Im reading a book in Numerial analysis and I have the following which I dont understand involving inequalities and factorials, What i have is the following:
$$\frac{1}{(2n+1)!(2n+1)} \leq 5*10^{-9}$$
The book gives the answer $2n+1 \leq 11$, so $n \geq5$, but i dont know how the procedure. As an example what would be the value of $n$ so that the following holds: $$\frac{1}{(2n+2)!(2n+1)} \leq 5*10^{-9}$$ Using matlab i found that n $\geq 4$.

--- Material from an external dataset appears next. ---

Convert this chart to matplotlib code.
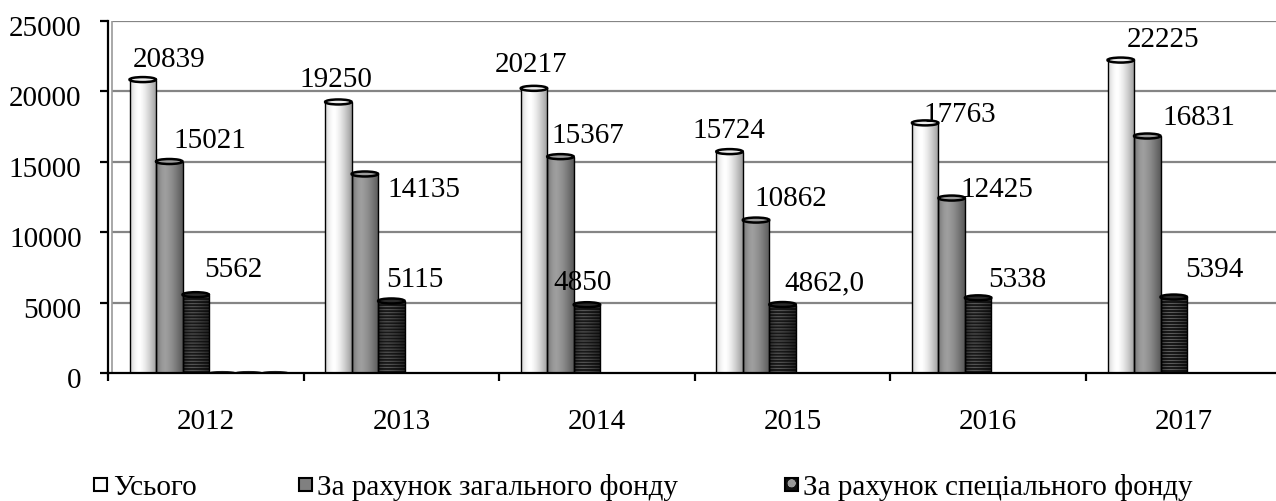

$$ f(n) = \frac{1}{(2n+1)!(2n+1)} $$ we know that $$ f(n+1) < f(n) $$ i.e. strictly decreasing function with $n$. thus trying a few values of $n$ we find \begin{align} \text{n=4: } \frac{1}{9!9} &=& \frac{1}{3265920}\approx 3\times10^{-7}\\ \text{n=5: } \frac{1}{11!11} &=& \frac{1}{439084800}\approx 2\times10^{-9}\\ \text{n=6: } \frac{1}{13!1} &=& \frac{1}{80951270400}\approx 1\times10^{-11}\\ \end{align} thus we can conclude that your limit lies between $5 < n <6$ thus the highest integer is $n=5$ you can do the same for the other function.
I preface this with the fact that you may have to use a "more" mathematical approach than just trying values. i.e. I determined by using $n$ but you give a relation $2n+1 \leq 11$ to derive your $n$, so you may have to use a different approach.